Этот сюжет звучал в доме многократно. Из рассказов мамы: тёмный зимний декабрьский вечер, она идёт с работы. На мосту ей встретился солдат. Проходят мимо и оба оглядываются. Вдруг мама бросается к нему: «Да это же мой миленький». Приходят вместе в домик папиных родителей, где его ждала вся родня. А следующий эпизод мне самой запомнился на всю жизнь. Входит папа, бабушка падает в обморок, начинается такая суматоха! Все громко плачут, а я стою на лавке и со страхом наблюдаю эту картину. Наконец, папа спохватывается: «А где же моя дочурка Тамарка?». Берёт меня на руки и нежно прижимает к себе.

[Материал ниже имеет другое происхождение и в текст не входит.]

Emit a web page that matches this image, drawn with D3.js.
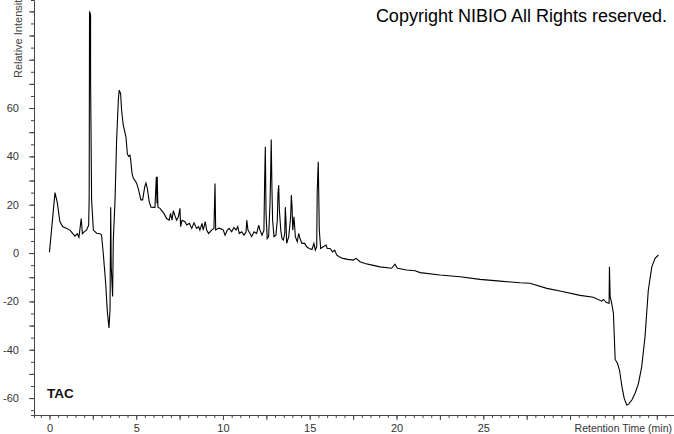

Это была первая проявленная ко мне нежность за годы войны!
Вернулись с фронта солдаты, мирная жизнь налаживалась. Из папиной шинели мне сшили пальто. Папа был исключительно мастеровым человеком! Сшил мне маленькие сапожки, на голенище гармошечки – ему нравилось делать что-то необычное, затейливое.
В народе бытует поговорка: дом не построил – значит не жил. Папа для своей семьи построил три дома. Первый – в Бушуево, домишко без затей. Второй – в Володино. В 1947 году семья из Бушуево переехала в Володино. И третий, как мечта, которую вынашивал в окопах, необычной красоты для скворцов скворечник – приметный, двухэтажный, с башенкой.
В Володино в семье появилось ещё две дочки. Возникла необходимость расширить дом. В 1957 году переехали в Юргинское. Купили избушку с земельным участком, и отец начал рубить большой дом, два года строил. Красавец-дом получился! Но папе хотелось чего-то необычного. Решил облагородить, отчеканить карниз. Собирал доска к доске, ночами вырезал пилочкой. Сделал оригинальные наличники, узоры придумывал сам. А какие ворота он смастерил! Наверху красовался орден Победы, внутри которого искрились набитые стеклянные ёлочные игрушки, к ордену были подключены электрические лампочки.
Люди шли мимо, останавливались, любовались искусной работой. Папа был одарённым человеком, очень хорошо играл на гармони, пел, много передал нам – дочерям Тамаре, Нэле, Нине.
Ранения не давали покоя, сильно болели простуженные ноги. Папа слёг. В 1988 году он скончался в возрасте 75 лет, через шесть лет умерла мама. Их жизнь прожита не напрасно, они оставили яркий след, яркий свет.